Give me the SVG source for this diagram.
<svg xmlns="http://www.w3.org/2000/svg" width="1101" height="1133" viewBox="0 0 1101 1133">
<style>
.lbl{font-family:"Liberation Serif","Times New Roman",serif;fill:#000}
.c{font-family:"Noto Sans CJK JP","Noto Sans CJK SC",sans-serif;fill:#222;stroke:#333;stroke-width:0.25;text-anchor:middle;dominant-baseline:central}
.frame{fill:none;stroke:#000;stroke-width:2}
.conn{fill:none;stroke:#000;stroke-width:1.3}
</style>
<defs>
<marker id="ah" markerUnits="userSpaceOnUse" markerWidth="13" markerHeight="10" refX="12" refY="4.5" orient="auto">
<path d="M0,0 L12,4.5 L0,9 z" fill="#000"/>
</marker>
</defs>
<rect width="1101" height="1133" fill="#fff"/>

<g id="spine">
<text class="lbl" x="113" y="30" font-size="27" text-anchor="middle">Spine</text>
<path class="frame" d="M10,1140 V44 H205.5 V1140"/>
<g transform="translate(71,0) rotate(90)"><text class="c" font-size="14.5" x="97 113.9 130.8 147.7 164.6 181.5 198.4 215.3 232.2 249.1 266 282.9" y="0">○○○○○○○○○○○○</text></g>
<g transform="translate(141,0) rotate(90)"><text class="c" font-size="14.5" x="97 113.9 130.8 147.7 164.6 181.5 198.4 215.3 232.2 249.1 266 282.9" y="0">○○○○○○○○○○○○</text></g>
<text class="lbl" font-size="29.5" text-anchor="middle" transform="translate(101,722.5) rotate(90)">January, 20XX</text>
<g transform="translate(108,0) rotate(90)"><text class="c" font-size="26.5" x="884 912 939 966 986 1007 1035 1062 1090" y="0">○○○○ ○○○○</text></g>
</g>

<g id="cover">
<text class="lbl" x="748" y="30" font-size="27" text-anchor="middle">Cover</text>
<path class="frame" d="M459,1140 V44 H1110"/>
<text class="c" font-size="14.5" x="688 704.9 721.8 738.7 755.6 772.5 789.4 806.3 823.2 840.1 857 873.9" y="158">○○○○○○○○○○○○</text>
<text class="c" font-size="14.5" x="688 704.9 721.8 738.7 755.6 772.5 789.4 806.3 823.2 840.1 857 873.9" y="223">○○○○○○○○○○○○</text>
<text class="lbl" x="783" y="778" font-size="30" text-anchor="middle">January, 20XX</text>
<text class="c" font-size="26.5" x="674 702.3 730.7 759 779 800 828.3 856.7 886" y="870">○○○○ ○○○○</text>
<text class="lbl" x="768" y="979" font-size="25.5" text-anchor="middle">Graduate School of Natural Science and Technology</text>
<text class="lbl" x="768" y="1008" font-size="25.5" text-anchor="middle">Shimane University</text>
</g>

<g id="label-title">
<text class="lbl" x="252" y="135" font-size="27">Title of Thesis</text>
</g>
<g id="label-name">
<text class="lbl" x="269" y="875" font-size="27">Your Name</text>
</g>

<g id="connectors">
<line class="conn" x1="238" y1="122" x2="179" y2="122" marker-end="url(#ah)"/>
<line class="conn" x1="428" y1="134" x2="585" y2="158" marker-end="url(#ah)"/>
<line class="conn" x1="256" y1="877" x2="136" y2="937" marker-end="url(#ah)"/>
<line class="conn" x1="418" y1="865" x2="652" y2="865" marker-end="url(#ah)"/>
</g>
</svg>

=-=-=

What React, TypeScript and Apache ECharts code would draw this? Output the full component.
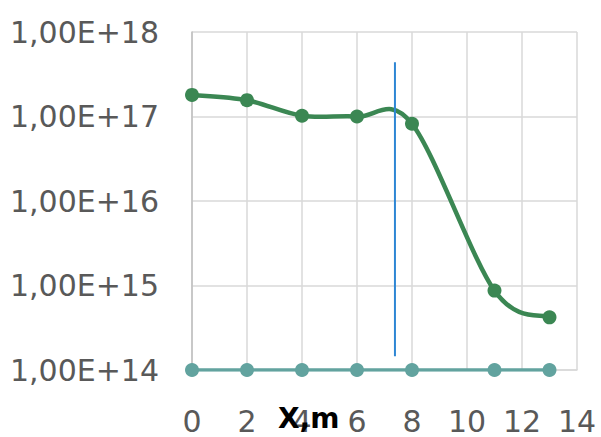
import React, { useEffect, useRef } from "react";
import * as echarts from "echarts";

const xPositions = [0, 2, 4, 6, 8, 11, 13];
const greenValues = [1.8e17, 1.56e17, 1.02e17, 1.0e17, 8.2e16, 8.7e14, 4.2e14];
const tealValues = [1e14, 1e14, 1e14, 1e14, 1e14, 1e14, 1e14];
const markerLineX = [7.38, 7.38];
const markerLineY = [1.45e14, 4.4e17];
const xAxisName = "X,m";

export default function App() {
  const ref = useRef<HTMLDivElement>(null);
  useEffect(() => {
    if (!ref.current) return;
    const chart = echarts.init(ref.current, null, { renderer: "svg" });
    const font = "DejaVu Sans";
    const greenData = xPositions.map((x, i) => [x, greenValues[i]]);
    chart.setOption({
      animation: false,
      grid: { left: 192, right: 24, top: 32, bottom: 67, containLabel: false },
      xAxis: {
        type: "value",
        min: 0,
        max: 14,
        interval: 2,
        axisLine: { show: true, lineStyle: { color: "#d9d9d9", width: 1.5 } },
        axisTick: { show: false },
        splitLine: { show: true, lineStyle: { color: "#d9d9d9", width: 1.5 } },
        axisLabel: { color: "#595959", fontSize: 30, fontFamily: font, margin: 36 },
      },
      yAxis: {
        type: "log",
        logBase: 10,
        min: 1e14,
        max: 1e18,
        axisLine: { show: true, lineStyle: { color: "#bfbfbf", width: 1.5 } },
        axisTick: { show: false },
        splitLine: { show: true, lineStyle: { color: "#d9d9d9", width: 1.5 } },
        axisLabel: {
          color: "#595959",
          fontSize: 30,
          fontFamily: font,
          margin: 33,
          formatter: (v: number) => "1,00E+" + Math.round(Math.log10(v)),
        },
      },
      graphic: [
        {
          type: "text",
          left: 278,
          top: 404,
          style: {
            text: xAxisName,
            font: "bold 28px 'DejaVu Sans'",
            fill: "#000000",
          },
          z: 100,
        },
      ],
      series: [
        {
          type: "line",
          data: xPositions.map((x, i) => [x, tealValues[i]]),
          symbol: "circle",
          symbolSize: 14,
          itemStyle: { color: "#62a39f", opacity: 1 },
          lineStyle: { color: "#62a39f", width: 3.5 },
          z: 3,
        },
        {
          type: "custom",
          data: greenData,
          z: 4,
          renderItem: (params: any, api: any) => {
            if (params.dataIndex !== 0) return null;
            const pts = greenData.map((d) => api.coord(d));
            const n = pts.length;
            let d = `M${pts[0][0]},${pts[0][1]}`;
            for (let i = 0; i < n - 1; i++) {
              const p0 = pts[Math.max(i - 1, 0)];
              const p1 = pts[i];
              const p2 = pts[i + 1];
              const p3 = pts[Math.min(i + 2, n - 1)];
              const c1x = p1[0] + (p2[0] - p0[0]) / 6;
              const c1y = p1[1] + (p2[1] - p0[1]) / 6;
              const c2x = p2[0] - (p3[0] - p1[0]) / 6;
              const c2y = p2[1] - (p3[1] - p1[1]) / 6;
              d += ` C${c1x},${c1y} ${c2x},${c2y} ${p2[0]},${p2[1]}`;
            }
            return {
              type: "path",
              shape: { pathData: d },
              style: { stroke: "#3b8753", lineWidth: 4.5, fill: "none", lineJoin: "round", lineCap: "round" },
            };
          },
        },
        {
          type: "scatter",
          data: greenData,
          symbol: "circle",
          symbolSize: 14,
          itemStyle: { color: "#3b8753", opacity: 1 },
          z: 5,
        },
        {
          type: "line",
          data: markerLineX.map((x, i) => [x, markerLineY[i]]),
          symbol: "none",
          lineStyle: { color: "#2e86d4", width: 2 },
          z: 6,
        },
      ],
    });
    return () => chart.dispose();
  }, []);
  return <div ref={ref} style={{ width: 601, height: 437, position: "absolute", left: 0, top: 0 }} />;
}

=-=-=

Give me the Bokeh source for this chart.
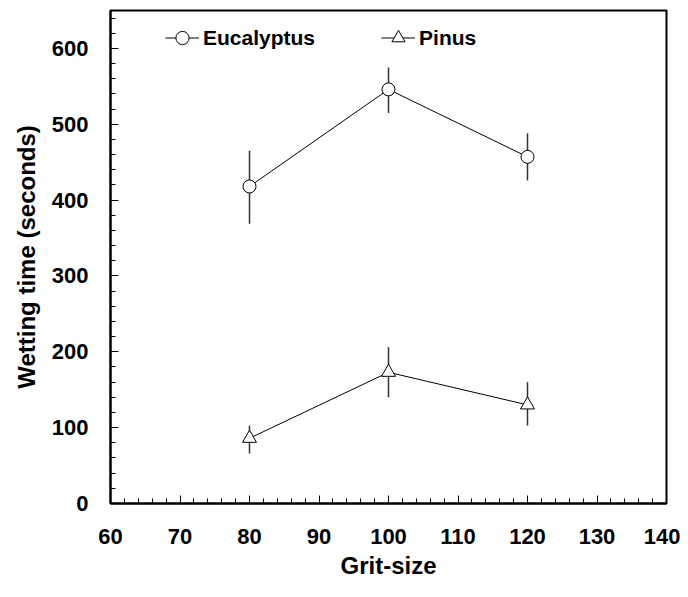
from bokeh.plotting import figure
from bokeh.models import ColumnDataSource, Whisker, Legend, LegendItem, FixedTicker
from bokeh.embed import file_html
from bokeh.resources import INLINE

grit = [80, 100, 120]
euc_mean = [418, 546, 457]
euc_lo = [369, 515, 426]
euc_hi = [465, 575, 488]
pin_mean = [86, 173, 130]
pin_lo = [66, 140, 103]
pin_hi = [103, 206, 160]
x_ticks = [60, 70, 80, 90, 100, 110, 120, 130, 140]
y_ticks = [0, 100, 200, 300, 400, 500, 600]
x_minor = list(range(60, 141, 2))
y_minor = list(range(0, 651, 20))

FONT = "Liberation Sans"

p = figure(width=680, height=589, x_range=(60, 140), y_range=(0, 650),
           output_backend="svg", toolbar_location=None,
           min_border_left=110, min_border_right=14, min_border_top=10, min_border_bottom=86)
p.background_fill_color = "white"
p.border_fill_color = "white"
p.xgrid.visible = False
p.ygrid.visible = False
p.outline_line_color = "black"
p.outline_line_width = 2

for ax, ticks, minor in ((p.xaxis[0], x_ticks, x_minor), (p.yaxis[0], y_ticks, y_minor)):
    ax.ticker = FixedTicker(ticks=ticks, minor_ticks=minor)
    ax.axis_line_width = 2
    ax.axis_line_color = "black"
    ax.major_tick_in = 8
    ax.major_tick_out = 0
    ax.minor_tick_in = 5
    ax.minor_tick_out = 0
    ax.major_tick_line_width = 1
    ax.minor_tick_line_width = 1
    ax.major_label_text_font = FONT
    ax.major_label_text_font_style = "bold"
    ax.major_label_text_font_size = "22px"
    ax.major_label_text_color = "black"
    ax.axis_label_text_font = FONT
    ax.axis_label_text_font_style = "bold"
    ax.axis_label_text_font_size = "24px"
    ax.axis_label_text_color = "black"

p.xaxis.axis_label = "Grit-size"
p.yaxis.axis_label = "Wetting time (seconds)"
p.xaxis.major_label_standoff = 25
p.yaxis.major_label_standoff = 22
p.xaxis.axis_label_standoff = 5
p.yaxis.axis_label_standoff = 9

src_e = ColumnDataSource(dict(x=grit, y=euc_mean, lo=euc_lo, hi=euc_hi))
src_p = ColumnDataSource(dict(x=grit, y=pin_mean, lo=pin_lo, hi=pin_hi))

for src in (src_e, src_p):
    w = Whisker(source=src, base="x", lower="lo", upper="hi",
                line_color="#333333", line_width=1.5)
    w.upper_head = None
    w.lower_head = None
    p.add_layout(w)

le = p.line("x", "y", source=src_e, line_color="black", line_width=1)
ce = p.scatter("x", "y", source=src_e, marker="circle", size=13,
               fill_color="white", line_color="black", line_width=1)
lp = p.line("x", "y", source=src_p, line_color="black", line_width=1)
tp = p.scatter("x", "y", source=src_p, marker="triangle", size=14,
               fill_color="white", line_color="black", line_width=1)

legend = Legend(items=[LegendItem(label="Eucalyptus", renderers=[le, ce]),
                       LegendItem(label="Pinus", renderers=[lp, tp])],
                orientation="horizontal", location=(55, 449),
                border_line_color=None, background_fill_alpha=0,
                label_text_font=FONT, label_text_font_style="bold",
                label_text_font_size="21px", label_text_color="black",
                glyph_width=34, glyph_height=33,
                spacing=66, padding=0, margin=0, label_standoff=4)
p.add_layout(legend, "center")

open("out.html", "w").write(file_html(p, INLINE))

=-=-=

Start with the line that includes "Give me the Bokeh source for this chart." and finish with the line that includes "p.outline_line_width = 2": reproduce those lines exactly, nothing before or after, and omit any pictures.

WRITTEN RESPONSE:
Give me the Bokeh source for this chart.
from bokeh.plotting import figure
from bokeh.models import ColumnDataSource, Whisker, Legend, LegendItem, FixedTicker
from bokeh.embed import file_html
from bokeh.resources import INLINE

grit = [80, 100, 120]
euc_mean = [418, 546, 457]
euc_lo = [369, 515, 426]
euc_hi = [465, 575, 488]
pin_mean = [86, 173, 130]
pin_lo = [66, 140, 103]
pin_hi = [103, 206, 160]
x_ticks = [60, 70, 80, 90, 100, 110, 120, 130, 140]
y_ticks = [0, 100, 200, 300, 400, 500, 600]
x_minor = list(range(60, 141, 2))
y_minor = list(range(0, 651, 20))

FONT = "Liberation Sans"

p = figure(width=680, height=589, x_range=(60, 140), y_range=(0, 650),
           output_backend="svg", toolbar_location=None,
           min_border_left=110, min_border_right=14, min_border_top=10, min_border_bottom=86)
p.background_fill_color = "white"
p.border_fill_color = "white"
p.xgrid.visible = False
p.ygrid.visible = False
p.outline_line_color = "black"
p.outline_line_width = 2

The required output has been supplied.